--- STATED EXERCISE ---
The required output is the block of lines from the line with "Emit a Python" to the line with "from plotly.colors import sample_colorscale", endpoints included and pictures omitted.

Extracted data entries:

┄┄┄┄┄┄┄┄┄┄

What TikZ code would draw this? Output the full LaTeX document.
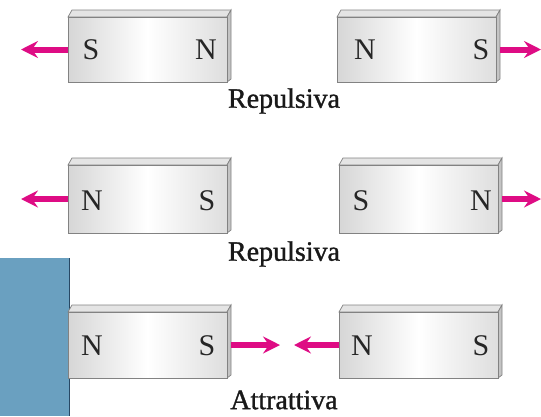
\documentclass[tikz,border=0pt]{standalone}
\usepackage{fontspec}
\setmainfont{Liberation Serif}
\newfontfamily\captionfont[FakeBold=1.2]{Liberation Serif}
\usetikzlibrary{arrows.meta}
\definecolor{pull}{RGB}{222,12,132}
\definecolor{panel}{RGB}{106,160,192}
\definecolor{paneledge}{RGB}{40,72,100}
\definecolor{barline}{RGB}{130,130,130}
\definecolor{bartop}{RGB}{228,228,228}
\definecolor{barside}{RGB}{196,196,196}
\begin{document}
\begin{tikzpicture}[x=1pt,y=-1pt,
  pole/.style={font=\fontsize{30}{30}\selectfont, text=black!85},
  caption/.style={font=\captionfont\fontsize{28}{28}\selectfont, text=black!90},
  force/.style={draw=pull, line width=6pt, -{Stealth[length=17pt,width=17pt,inset=6pt]}}]
\useasboundingbox (0,0) rectangle (541,416);
% blue panel at the lower left
\fill[panel] (0,258) rectangle (70,416);
\draw[paneledge, line width=1.2pt] (69.4,258) -- (69.4,416);
% one bar magnet: \magnetbar{name}{left x}{front top y}{bottom y}
\newcommand{\magnetbar}[4]{%
  \fill[bartop, draw=barline, line width=0.7pt]
    (#2,#3) -- (#2+4,#3-7) -- (#2+163,#3-7) -- (#2+159,#3) -- cycle;
  \fill[barside, draw=barline, line width=0.7pt]
    (#2+159,#3) -- (#2+163,#3-7) -- (#2+163,#4-3) -- (#2+159,#4) -- cycle;
  \shade[left color=gray!32, right color=gray!26, middle color=white]
    (#2,#3) rectangle (#2+159,#4);
  \draw[barline, line width=0.7pt] (#2,#3) rectangle (#2+159,#4);
  \node[coordinate] (#1w) at (#2,{(#3+#4)/2}) {};
  \node[coordinate] (#1e) at (#2+163,{(#3+#4)/2}) {};
}
% repulsion, S-N / N-S
\magnetbar{a}{68}{17}{82}
\magnetbar{b}{337}{17}{82}
\node[pole] (a1) at (91,50) {S};
\node[pole] (a2) at (206,50) {N};
\node[pole] (b1) at (365,50) {N};
\node[pole] (b2) at (481,50) {S};
\coordinate (aout) at (21,49.5);
\coordinate (bout) at (541,49.5);
\draw[force] (aw) -- (aout);
\draw[force] (be) -- (bout);
\node[caption] (r1) at (284,101) {Repulsiva};
% repulsion, N-S / S-N
\magnetbar{c}{68}{165}{233}
\magnetbar{d}{339}{165}{233}
\node[pole] (c1) at (92,201) {N};
\node[pole] (c2) at (207,201) {S};
\node[pole] (d1) at (361,201) {S};
\node[pole] (d2) at (481,201) {N};
\coordinate (cout) at (21,199);
\coordinate (dout) at (541,199);
\draw[force] (cw) -- (cout);
\draw[force] (de) -- (dout);
\node[caption] (r2) at (284,254) {Repulsiva};
% attraction, N-S / N-S
\magnetbar{e}{68}{312}{378}
\magnetbar{f}{339}{312}{378}
\node[pole] (e1) at (92,346) {N};
\node[pole] (e2) at (207,346) {S};
\node[pole] (f1) at (362,346) {N};
\node[pole] (f2) at (481,346) {S};
\coordinate (ein) at (280,345);
\coordinate (fin) at (294,345);
\draw[force] (ee) -- (ein);
\draw[force] (fw) -- (fin);
\node[caption] (t3) at (284,400) {Attrattiva};
\end{tikzpicture}
\end{document}
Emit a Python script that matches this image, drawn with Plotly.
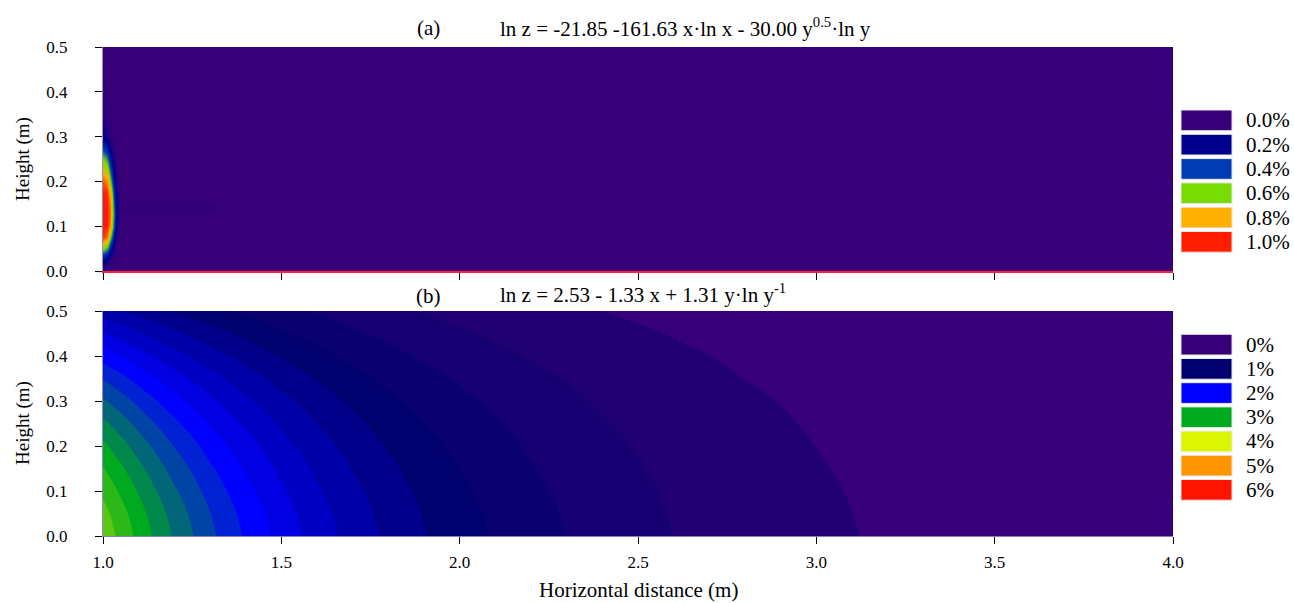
import plotly.graph_objects as go
from plotly.colors import sample_colorscale

# ---------------- Panel (a) data (values in %) ----------------
xa = [1.0, 1.01, 1.02, 1.03, 1.04, 1.05, 4.0]
ya = [0, 0.025, 0.05, 0.075, 0.1, 0.125, 0.15, 0.175, 0.2, 0.225, 0.25, 0.275, 0.3, 0.35, 0.5]
za = [
    [0.00, 0.00, 0.00, 0.00, 0.00, 0.00, 0.0],
    [0.20, 0.15, 0.05, 0.00, 0.00, 0.00, 0.0],
    [0.60, 0.50, 0.30, 0.08, 0.00, 0.00, 0.0],
    [0.97, 0.90, 0.60, 0.25, 0.05, 0.00, 0.0],
    [1.00, 1.00, 0.85, 0.40, 0.10, 0.00, 0.0],
    [1.00, 1.00, 0.90, 0.45, 0.12, 0.01, 0.0],
    [1.00, 1.00, 0.88, 0.42, 0.10, 0.01, 0.0],
    [1.00, 0.98, 0.80, 0.35, 0.08, 0.00, 0.0],
    [0.92, 0.85, 0.60, 0.25, 0.05, 0.00, 0.0],
    [0.75, 0.68, 0.45, 0.15, 0.02, 0.00, 0.0],
    [0.60, 0.50, 0.30, 0.08, 0.00, 0.00, 0.0],
    [0.38, 0.30, 0.15, 0.03, 0.00, 0.00, 0.0],
    [0.18, 0.12, 0.05, 0.00, 0.00, 0.00, 0.0],
    [0.03, 0.02, 0.00, 0.00, 0.00, 0.00, 0.0],
    [0.00, 0.00, 0.00, 0.00, 0.00, 0.00, 0.0],
]
legend_a_values = [0.0, 0.2, 0.4, 0.6, 0.8, 1.0]
legend_a_labels = ["0.0%", "0.2%", "0.4%", "0.6%", "0.8%", "1.0%"]
legend_a_colors = ["#370078", "#00008c", "#003cb4", "#78dc00", "#ffaf00", "#ff1e00"]

# ---------------- Panel (b) data (values in %) ----------------
xb = [1.0, 1.05, 1.1, 1.15, 1.2, 1.3, 1.4, 1.5, 1.6, 1.7, 1.8, 1.9, 2.0, 2.2, 2.4, 2.6, 2.8, 3.0, 3.2, 3.5, 4.0]
yb = [0, 0.05, 0.1, 0.15, 0.2, 0.25, 0.3, 0.35, 0.4, 0.45, 0.5]
zb = [
    [3.340, 3.140, 2.940, 2.750, 2.570, 2.250, 1.970, 1.725, 1.508, 1.320, 1.155, 1.010, 0.885, 0.677, 0.518, 0.397, 0.304, 0.233, 0.178, 0.119, 0.061],
    [3.273, 3.077, 2.881, 2.695, 2.519, 2.205, 1.931, 1.691, 1.478, 1.294, 1.132, 0.990, 0.867, 0.663, 0.508, 0.389, 0.298, 0.228, 0.174, 0.117, 0.060],
    [3.156, 2.967, 2.778, 2.599, 2.429, 2.126, 1.862, 1.630, 1.425, 1.247, 1.091, 0.954, 0.836, 0.640, 0.490, 0.375, 0.287, 0.220, 0.168, 0.112, 0.058],
    [3.016, 2.835, 2.655, 2.483, 2.321, 2.032, 1.779, 1.558, 1.362, 1.192, 1.043, 0.912, 0.799, 0.611, 0.468, 0.358, 0.275, 0.210, 0.161, 0.107, 0.055],
    [2.849, 2.678, 2.508, 2.346, 2.192, 1.919, 1.680, 1.471, 1.286, 1.126, 0.985, 0.862, 0.755, 0.577, 0.442, 0.339, 0.259, 0.199, 0.152, 0.102, 0.052],
    [2.655, 2.496, 2.337, 2.186, 2.043, 1.789, 1.566, 1.371, 1.199, 1.049, 0.918, 0.803, 0.704, 0.538, 0.412, 0.316, 0.242, 0.185, 0.142, 0.095, 0.048],
    [2.435, 2.289, 2.143, 2.005, 1.874, 1.640, 1.436, 1.258, 1.099, 0.962, 0.842, 0.736, 0.645, 0.494, 0.378, 0.289, 0.222, 0.170, 0.130, 0.087, 0.044],
    [2.188, 2.057, 1.926, 1.801, 1.683, 1.474, 1.290, 1.130, 0.988, 0.865, 0.757, 0.662, 0.580, 0.443, 0.339, 0.260, 0.199, 0.153, 0.117, 0.078, 0.040],
    [1.914, 1.799, 1.685, 1.576, 1.473, 1.289, 1.129, 0.988, 0.864, 0.756, 0.662, 0.579, 0.507, 0.388, 0.297, 0.227, 0.174, 0.134, 0.102, 0.068, 0.035],
    [1.613, 1.517, 1.420, 1.328, 1.241, 1.087, 0.952, 0.833, 0.728, 0.638, 0.558, 0.488, 0.427, 0.327, 0.250, 0.192, 0.147, 0.113, 0.086, 0.057, 0.029],
    [1.286, 1.209, 1.132, 1.059, 0.989, 0.866, 0.758, 0.664, 0.581, 0.508, 0.445, 0.389, 0.341, 0.261, 0.199, 0.153, 0.117, 0.090, 0.069, 0.046, 0.023],
]
legend_b_values = [0, 1, 2, 3, 4, 5, 6]
legend_b_labels = ["0%", "1%", "2%", "3%", "4%", "5%", "6%"]
legend_b_colors = ["#370078", "#00006e", "#0000ff", "#00aa1e", "#dcf500", "#ff9600", "#ff1400"]
level_start, level_end, level_step = 0.2, 3.2, 0.2

x_ticks = [1.0, 1.5, 2.0, 2.5, 3.0, 3.5, 4.0]
y_ticks = [0.0, 0.1, 0.2, 0.3, 0.4, 0.5]

title_a = "ln z = -21.85 -161.63 x·ln x - 30.00 y<sup>0.5</sup>·ln y"
title_b = "ln z = 2.53 - 1.33 x + 1.31 y·ln y<sup>-1</sup>"

# ---------------- colour scales ----------------
def scale_from(values, colors):
    lo, hi = values[0], values[-1]
    return [[(v - lo) / (hi - lo), c] for v, c in zip(values, colors)]

scale_a = scale_from(legend_a_values, legend_a_colors)
scale_b_legend = scale_from(legend_b_values, legend_b_colors)
n_levels = int(round((level_end - level_start) / level_step)) + 1
band_values = [0.0] + [level_start + level_step * k for k in range(1, n_levels + 1)]
band_colors = sample_colorscale(scale_b_legend, [v / legend_b_values[-1] for v in band_values])
scale_b = [[k / n_levels, c] for k, c in enumerate(band_colors)]

FONT = "Liberation Serif"

fig = go.Figure()
fig.add_trace(go.Heatmap(
    x=xa, y=ya, z=za, zmin=0, zmax=1, zsmooth="best",
    colorscale=scale_a, showscale=False, xaxis="x", yaxis="y", hoverinfo="skip"))
fig.add_trace(go.Contour(
    x=xb, y=yb, z=zb, colorscale=scale_b, showscale=False,
    autocontour=False,
    contours=dict(start=level_start, end=level_end, size=level_step, coloring="fill", showlines=False),
    line=dict(width=0, smoothing=1.3), xaxis="x2", yaxis="y2", hoverinfo="skip"))

# ---------------- layout geometry (pixels) ----------------
W, H = 1294, 603
L, R = 103, 1173
TOP_A, BOT_A = 47, 271
TOP_B, BOT_B = 311, 536
ph = BOT_B - TOP_A

def py(p):
    return (BOT_B - p) / ph

def px(p):
    return (p - L) / (R - L)

axis_common = dict(ticks="outside", ticklen=7, tickwidth=1, tickcolor="black",
                   tickfont=dict(family=FONT, size=17, color="black"),
                   showgrid=False, zeroline=False)

fig.update_layout(
    width=W, height=H,
    margin=dict(l=L, r=W - R, t=TOP_A, b=H - BOT_B),
    paper_bgcolor="white", plot_bgcolor="white",
    showlegend=False,
    xaxis=dict(domain=[0, 1], anchor="y", range=[1, 4], tickvals=x_ticks, showticklabels=False,
               showline=True, linecolor="#ff1e3c", linewidth=2, **axis_common),
    yaxis=dict(domain=[py(BOT_A), 1], anchor="x", range=[0, 0.5], tickvals=y_ticks,
               tickformat=".1f", ticklabelstandoff=24,
               showline=True, linecolor="#9a8cc8", linewidth=1, **axis_common),
    xaxis2=dict(domain=[0, 1], anchor="y2", range=[1, 4], tickvals=x_ticks, tickformat=".1f",
                ticklabelstandoff=4, showline=True, linecolor="#8a7cc0", linewidth=1, **axis_common),
    yaxis2=dict(domain=[0, py(TOP_B)], anchor="x2", range=[0, 0.5], tickvals=y_ticks,
                tickformat=".1f", ticklabelstandoff=24,
                showline=True, linecolor="#9a8cc8", linewidth=1, **axis_common),
)

shapes = []
annotations = []
BOX_X0, BOX_X1, TXT_X = 1181, 1232, 1244
BOX_H, PITCH = 20.7, 24.3
lfont = dict(family=FONT, size=21, color="black")

for i, (lab, col) in enumerate(zip(legend_a_labels, legend_a_colors)):
    top = 110 + i * PITCH
    shapes.append(dict(type="rect", xref="paper", yref="paper", x0=px(BOX_X0), x1=px(BOX_X1),
                       y0=py(top + BOX_H), y1=py(top), fillcolor=col,
                       line=dict(color="#e8e8e8", width=1)))
    annotations.append(dict(text=lab, xref="paper", yref="paper", x=px(TXT_X), y=py(top + BOX_H / 2),
                            xanchor="left", yanchor="middle", showarrow=False, font=lfont))

for i, (lab, col) in enumerate(zip(legend_b_labels, legend_b_colors)):
    top = 334.3 + i * 24.2
    shapes.append(dict(type="rect", xref="paper", yref="paper", x0=px(BOX_X0), x1=px(BOX_X1),
                       y0=py(top + BOX_H), y1=py(top), fillcolor=col,
                       line=dict(color="#e8e8e8", width=1)))
    annotations.append(dict(text=lab, xref="paper", yref="paper", x=px(TXT_X), y=py(top + BOX_H / 2),
                            xanchor="left", yanchor="middle", showarrow=False, font=lfont))

tfont = dict(family=FONT, size=21, color="black")
annotations += [
    dict(text="(a)", xref="paper", yref="paper", x=px(428), y=py(28), xanchor="center", yanchor="middle",
         showarrow=False, font=tfont),
    dict(text=title_a, xref="paper", yref="paper", x=px(498), y=py(28), xanchor="left", yanchor="middle",
         showarrow=False, font=tfont),
    dict(text="(b)", xref="paper", yref="paper", x=px(428), y=py(296), xanchor="center", yanchor="middle",
         showarrow=False, font=tfont),
    dict(text=title_b, xref="paper", yref="paper", x=px(498), y=py(293), xanchor="left", yanchor="middle",
         showarrow=False, font=tfont),
    dict(text="Height (m)", xref="paper", yref="paper", x=px(23), y=py(159), textangle=-90,
         xanchor="center", yanchor="middle", showarrow=False, font=dict(family=FONT, size=19, color="black")),
    dict(text="Height (m)", xref="paper", yref="paper", x=px(23), y=py(423), textangle=-90,
         xanchor="center", yanchor="middle", showarrow=False, font=dict(family=FONT, size=19, color="black")),
    dict(text="Horizontal distance (m)", xref="paper", yref="paper", x=px(638), y=py(590),
         xanchor="center", yanchor="middle", showarrow=False, font=dict(family=FONT, size=21, color="black")),
]
fig.update_layout(shapes=shapes, annotations=annotations)

fig.write_html("out.html", config={"displayModeBar": False},
               post_script="document.body.style.margin='0';")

┄┄┄┄┄┄┄┄┄┄

--- REPLY TO THE EXERCISE ---
Emit a Python script that matches this image, drawn with Plotly.
import plotly.graph_objects as go
from plotly.colors import sample_colorscale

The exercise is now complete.